New signs that warn boaters of speed limits and note the possible presence of manatees in the Intracoastal Waterway could be months away from being installed.


The Florida Fish & Wildlife Conservation Commission has plans for several new signs throughout Palm Beach County’s portion of the waterway — including some in areas not currently marked — based on a 2006 study of intracoastal boat traffic. But FWC waterway unit planner Shaun Davis said a variety of problems are keeping the signs away for now.


“We’re trying as hard as we can to get it going,” Davis said. The $100,000 project needs permits from the Army Corps of Engineers and the U.S. Coast Guard to proceed, and then the signs must be ordered.


The sign delay comes on the heels of a deadly year for manatees. In all of 2009, 429 manatees were killed by weather, boaters and other causes. But 2010’s severe cold weather alone killed 246 sea cows, for a total of 640 through the end of August, according to FWC records.


While many of the signs Fish & Wildlife plans to install will replace those already in place warning boaters of speed limits and manatees, others are intended to cover previously unmarked portions of the waterway, according to Paul Davis, an environmental manager at
Palm Beach County’s Environmental Resources Management Department.


For example, “one area is at Woolbright Road,” he said. “There’s not a zone there, but there will be. It’s not enforceable: There’s no signs.”


The county’s Manatee Protection Plan pays for more than 2,300 hours of extra patrolling along the coast during manatee season, he said, but that doesn’t include the Intracoastal Waterway, which is the jurisdiction of the FWC.


The plan calls for the county to devote $200,000 to pay for the extra patrolling, via overtime for existing marine patrol officers from 10 law enforcement agencies. The money isn’t on the chopping block, although Palm Beach County government officials have been
wrestling with how to shrink their budget as property values drop, decimating county revenue.


Although budget cuts mean Delray Beach is cutting its marine patrol, that isn’t one of the county’s partner agencies for manatee protection.


FWC’s Davis said while there is a delay in the Fish & Wildlife signage, the effect on manatees won’t be very noticeable.


“There are signs there already,” he said, and it’s irrelevant to boaters why they are being asked to slow down, whether it’s for safety reasons or to avoid harming manatees.


But the delay worries Ronnie Svenstrup of Highland Beach. As it is, she said, many boaters ignore the signs that are in place and go far too fast. Their speed creates wakes that endanger people in the water, deteriorates mangroves — the pods of which provide one of manatees’ favorite foods, and property damage.


“We need more patrol in this area — more enforcement of the laws that they have,” said Svenstrup, whose condo overlooks the waterway.


Svenstrup, who is chairwoman of the Highland Beach Beaches and Shores Advisory Committee, is a boater herself. Her concerns, she said, have nothing to do with curtailing boaters from using the Lake Worth Lagoon. “I don’t want to stop anybody from having fun,” she said.

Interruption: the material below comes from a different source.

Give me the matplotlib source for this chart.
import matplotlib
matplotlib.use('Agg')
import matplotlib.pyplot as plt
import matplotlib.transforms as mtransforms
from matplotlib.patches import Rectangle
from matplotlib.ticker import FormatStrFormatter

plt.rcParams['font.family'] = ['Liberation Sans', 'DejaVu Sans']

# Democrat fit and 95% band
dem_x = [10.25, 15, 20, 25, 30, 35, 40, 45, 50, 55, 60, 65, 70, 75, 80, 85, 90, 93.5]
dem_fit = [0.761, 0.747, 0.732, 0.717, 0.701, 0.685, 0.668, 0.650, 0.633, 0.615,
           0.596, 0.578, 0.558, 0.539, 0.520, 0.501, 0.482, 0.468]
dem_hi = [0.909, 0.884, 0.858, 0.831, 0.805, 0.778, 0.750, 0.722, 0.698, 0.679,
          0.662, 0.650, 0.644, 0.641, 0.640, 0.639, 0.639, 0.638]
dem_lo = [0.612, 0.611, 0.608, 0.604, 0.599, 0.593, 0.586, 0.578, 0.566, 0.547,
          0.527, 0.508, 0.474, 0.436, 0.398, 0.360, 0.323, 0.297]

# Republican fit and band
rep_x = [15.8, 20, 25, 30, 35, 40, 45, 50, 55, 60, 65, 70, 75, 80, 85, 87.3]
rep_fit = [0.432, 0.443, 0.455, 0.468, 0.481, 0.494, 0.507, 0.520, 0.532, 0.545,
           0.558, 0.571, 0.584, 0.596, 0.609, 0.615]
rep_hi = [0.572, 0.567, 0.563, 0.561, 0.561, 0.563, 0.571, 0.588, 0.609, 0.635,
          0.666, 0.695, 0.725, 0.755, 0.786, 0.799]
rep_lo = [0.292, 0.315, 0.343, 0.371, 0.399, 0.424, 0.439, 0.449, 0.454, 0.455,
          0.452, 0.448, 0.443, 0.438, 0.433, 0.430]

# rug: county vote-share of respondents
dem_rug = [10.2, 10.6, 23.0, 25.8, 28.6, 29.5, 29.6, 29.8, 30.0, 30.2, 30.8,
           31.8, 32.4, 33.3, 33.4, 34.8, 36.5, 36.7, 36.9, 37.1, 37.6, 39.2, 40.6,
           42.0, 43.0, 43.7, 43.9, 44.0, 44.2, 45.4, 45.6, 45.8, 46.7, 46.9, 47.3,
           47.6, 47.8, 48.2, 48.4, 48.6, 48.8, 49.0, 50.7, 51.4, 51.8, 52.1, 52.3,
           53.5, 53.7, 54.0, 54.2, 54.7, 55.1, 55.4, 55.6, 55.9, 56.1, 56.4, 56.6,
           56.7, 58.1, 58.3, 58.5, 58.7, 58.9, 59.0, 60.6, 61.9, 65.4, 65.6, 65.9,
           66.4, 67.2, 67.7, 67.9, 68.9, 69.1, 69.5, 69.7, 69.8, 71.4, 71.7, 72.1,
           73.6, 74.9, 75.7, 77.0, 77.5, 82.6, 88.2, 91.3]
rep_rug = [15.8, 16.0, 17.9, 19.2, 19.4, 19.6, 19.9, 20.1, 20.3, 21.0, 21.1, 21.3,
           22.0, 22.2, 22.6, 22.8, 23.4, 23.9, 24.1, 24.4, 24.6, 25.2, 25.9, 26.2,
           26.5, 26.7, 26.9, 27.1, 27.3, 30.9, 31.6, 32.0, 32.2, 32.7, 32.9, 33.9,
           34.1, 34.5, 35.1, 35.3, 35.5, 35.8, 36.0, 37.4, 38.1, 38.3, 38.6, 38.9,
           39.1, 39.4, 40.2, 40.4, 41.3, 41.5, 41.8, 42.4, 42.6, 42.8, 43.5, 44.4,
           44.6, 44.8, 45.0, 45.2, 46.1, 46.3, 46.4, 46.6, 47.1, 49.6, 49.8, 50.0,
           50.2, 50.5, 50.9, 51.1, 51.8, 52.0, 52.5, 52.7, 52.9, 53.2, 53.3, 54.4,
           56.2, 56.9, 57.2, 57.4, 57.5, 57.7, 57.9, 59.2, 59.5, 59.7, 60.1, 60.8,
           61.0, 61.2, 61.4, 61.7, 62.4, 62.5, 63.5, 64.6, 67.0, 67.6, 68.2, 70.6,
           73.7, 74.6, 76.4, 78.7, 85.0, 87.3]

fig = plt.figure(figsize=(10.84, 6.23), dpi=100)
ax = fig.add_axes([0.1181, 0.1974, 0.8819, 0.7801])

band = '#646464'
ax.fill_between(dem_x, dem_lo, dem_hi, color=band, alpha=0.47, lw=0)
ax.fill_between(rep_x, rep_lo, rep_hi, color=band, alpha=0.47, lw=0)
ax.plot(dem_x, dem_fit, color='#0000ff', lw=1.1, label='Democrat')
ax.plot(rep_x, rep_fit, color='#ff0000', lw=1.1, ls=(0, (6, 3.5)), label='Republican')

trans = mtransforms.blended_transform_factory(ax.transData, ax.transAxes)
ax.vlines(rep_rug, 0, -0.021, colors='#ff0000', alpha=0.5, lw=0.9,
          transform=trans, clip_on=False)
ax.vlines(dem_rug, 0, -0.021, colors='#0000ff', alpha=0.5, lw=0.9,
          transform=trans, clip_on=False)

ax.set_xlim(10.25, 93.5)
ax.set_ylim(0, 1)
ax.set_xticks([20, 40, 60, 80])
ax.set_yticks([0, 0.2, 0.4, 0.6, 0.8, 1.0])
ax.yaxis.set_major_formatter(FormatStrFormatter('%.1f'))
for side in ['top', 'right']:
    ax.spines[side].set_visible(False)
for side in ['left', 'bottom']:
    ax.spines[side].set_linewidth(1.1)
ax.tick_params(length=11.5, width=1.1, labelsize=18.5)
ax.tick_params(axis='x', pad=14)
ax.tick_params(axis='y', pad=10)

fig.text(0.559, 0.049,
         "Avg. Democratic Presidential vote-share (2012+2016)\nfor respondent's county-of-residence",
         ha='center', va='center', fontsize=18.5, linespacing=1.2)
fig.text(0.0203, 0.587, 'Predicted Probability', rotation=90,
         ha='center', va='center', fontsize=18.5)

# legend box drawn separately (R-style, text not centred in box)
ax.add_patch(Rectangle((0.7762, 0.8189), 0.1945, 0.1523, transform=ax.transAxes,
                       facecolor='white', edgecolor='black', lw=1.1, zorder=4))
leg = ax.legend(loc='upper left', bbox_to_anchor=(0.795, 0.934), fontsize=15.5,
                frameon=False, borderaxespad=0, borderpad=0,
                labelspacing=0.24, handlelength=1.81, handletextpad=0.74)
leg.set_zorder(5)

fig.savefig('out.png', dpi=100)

She’d like to see a restriction on wave height in addition to the speed limits and for others on the water to report speeding boaters. “If we had more people doing that on the weekends you would see people would start to operate safely,” she said. “Manatees would benefit. People would benefit. Property would benefit.”


While some manatees may be here now, the manatee season in south Florida is Nov. 15 through March 31, said Paul Davis.


Like snow birds, manatees crave the warmth of the waters here as water temperatures in other parts of the state cool.


“They’re snow-mammals, I guess,” he said with a laugh.